The new tally is about 3 million shots higher than the count reported a week ago. But uptake is lagging behind last season by about 600,000 doses.
CDC Director Mandy Cohen, MD, MPH, cited the 7 million shots when she got her own COVID booster on Thursday in California at a mobile clinic set up in a senior citizen community, The (San Jose, CA) Mercury News reported. The count of 7 million vaccines given since Sept. 12 was also reported by CNN and Reuters, citing the U.S. Department of Health and Human Services.
In its weekly update of virus metrics on its COVID Data Tracker website, the CDC doesn't usually report the number of COVID vaccines given.
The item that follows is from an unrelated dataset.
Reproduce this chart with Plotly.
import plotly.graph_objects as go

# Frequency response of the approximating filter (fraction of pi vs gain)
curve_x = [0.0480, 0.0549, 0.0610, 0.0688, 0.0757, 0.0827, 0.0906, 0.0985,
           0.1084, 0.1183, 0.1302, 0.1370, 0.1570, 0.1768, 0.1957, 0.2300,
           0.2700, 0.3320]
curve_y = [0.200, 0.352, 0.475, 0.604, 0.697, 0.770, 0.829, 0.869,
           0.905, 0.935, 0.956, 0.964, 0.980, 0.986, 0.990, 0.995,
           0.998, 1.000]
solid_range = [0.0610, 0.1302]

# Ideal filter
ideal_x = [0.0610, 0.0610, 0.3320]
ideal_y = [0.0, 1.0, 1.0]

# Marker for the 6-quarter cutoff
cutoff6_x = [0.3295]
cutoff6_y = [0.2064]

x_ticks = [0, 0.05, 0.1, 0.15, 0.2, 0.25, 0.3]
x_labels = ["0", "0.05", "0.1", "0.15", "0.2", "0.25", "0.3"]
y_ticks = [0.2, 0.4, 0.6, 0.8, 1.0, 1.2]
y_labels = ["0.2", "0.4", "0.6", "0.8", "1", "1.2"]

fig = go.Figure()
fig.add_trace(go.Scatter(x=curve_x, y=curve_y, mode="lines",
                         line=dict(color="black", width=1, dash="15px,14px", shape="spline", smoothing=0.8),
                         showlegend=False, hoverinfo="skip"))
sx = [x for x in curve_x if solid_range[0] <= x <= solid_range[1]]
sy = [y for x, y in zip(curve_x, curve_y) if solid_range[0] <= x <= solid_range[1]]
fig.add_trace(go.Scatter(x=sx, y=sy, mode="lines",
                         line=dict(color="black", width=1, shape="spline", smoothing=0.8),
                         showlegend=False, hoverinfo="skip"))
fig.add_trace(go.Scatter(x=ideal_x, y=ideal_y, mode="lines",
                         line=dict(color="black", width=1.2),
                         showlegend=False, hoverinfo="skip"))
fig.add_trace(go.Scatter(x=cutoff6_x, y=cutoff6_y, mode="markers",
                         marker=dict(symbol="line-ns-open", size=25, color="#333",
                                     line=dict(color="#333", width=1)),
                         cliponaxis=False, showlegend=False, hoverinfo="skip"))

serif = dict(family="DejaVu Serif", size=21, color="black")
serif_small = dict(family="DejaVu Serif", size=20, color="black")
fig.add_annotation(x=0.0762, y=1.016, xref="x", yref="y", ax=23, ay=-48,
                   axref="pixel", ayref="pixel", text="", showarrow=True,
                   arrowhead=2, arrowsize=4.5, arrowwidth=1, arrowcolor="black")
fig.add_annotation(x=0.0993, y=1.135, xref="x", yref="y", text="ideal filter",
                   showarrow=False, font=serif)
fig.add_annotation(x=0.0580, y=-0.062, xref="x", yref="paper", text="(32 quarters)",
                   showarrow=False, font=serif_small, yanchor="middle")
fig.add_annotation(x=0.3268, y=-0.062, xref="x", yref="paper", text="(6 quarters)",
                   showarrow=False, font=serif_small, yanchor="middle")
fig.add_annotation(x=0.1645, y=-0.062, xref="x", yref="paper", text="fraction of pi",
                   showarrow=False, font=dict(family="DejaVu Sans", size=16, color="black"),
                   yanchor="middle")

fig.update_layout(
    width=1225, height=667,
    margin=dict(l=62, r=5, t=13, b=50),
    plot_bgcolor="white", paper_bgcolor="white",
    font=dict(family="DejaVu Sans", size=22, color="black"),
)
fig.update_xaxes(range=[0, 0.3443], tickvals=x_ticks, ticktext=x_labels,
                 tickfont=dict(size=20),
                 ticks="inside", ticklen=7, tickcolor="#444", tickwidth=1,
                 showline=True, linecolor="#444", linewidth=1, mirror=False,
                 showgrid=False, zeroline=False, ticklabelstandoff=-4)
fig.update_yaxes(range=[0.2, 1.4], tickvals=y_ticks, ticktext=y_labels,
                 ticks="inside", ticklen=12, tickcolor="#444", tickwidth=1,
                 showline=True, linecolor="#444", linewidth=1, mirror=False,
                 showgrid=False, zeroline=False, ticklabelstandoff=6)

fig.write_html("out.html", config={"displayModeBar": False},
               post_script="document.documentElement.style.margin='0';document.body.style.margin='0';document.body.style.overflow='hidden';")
For the week ending Sept. 30, about 11% of all COVID tests reported to the CDC were positive, and the virus accounted for 1.6% of all emergency department visits.
“October is the right time to get vaccinated,” Cohen told the Los Angeles Times. “As we get into late fall and winter … what we expect is to see more COVID circulation in November, December and January.”
This is the first time during the pandemic that the nation’s strategy has been to offer an annual fall COVID vaccine, similar to an annual flu shot. It’s also the first time that the rollout of updated vaccines has relied on the private sector, now that the federal public health emergency has ended. The rollout was marked by insurance problems and supply issues. The shots should be given at no out-of-pocket cost through either insurance coverage or federal programs.
A summary about COVID vaccines published this week by the CDC said that last year, COVID vaccines prevented 18.5 million hospitalizations and also prevented 3.2 million deaths.
“Currently, older adults (aged at least 65 years) and infants aged younger than 6 months are at highest risk for COVID-19-associated hospitalization,” the report stated. “During January 1-August 26, 2023, COVID-19-associated hospitalization rates among adults aged at least 75 years were two to three times as high as those among the next youngest age group (adults aged 65–74 years). Rates among infants aged younger than 6 months are similar to those among adults aged 65-74 years.”
The CDC recommends all people ages 6 months and older get the new COVID vaccine, which was made to better protect against current variants of SARS-CoV-2, the virus that causes COVID.